I came to CORPS after a wearying search for the ultimate rules system that would be realistic, but not too much so. It would have the players be heroic—but generally human. They could impress the locals, but not tower over them like gods— But I digress. I am an old-school RPG gamer, and came up playing/judging games like Traveller, Universe, Morrow Project, Cyberpunk 2020, Mechwarrior, and 2300, where men were men, women were women, and small furry creatures from Alpha Centauri – you got the idea. Generally, the concept of those early games was along the lines of ‘sometimes you get the bear, and sometimes the bear gets you.’ Modern games are generally a LOT more plot/judge driven, in which you are guaranteed not to go off the track until the climax, or not get wiped out early on. They frequently used the term ‘simulation’ in those early days—the RPG version of the ‘Kobayshi Maru’ test would occasionally occur to PC groups. Not so much now. Well, I was looking for a high-realism system that was not TOO encumbered with specificity, and was desperate to the point of beginning to design one, with a lotta fear and trepidation. And then, in a remainder bin in the regional gaming store, I found it: CORPS, the Complete Omniversal Role-Playing System, by Greg Porter. Perfect, but DEFINITELY a DIY situation: NO support for it except for an incredible pair of toolkit books—CORPS Vehicle Design System and Guns, Guns, Guns. So, to my spouse’s mild alarm (I was running Shadowrun, 2nd Edition at the time, chummer), I set to work. Five years (two graduate degrees, two children and two relocations) later I began to run my (semi) home-brew Space Opera game. I still was not fully ready, suns curse it: I recall one of my players telling me that I should ‘adapt some Traveller Adventures,’ so that we would have more to do. But I worked on it, hit the Internet, and found some of the stuff I needed for it; rules for cyberware, things to keep in mind about space travel and its effects on PCs, a listing of animals from Porter’s earlier game, TimeLords, and started working on homebrew rules about the rest of the unprovided useful material. Took a dammed long time, but I was slowly and surely tracking it down, like a burrowvarg through the Beta Canum Venaticorum forests. …whoops, Traveller 2300 flashback.

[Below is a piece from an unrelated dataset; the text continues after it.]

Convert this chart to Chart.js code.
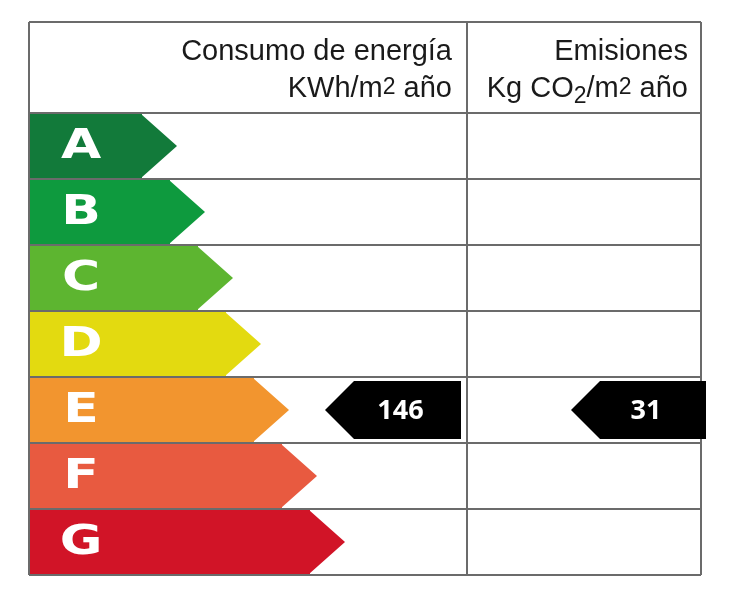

Now, CORPS as advertised does exactly what it says it wishes to do, which is present you with some rather crunchy, realistic, but rapidly playable rules, adaptable to most role playing genres—he even outlines which ones are not so good for the system—in a very streamlined, powerful package that contains everything you need as a judge to make a universe and start rolling up players. Of course, you have to do all of your homework first; read the very tight, minimally-worded rule set, design the skills tree, outline some societies in player-important terms, decide the technology level, etc. And there is no modern, off-the-shelf ready-to-run sourcebooks out there in the gaming stores. If you buy CORPS, you are willing to, in the words of our last president, “go it alone.” Perhaps you like it that way, perhaps you don’t, but you are willing to make your own universe, just so that you can use this excellently crunchy rule set on your universe. After a while, you get used to being alone out there; everybody else is using GURPS Space, or the flavors of Traveller, D20 Future, or,if they are willing to go with somebody else’s universe, Blue Planet or Fading Suns, or WH40K RPG. But you—you’re a lone wolf, totally homebrewed, short of designing your own RPG from scratch. Big sigh.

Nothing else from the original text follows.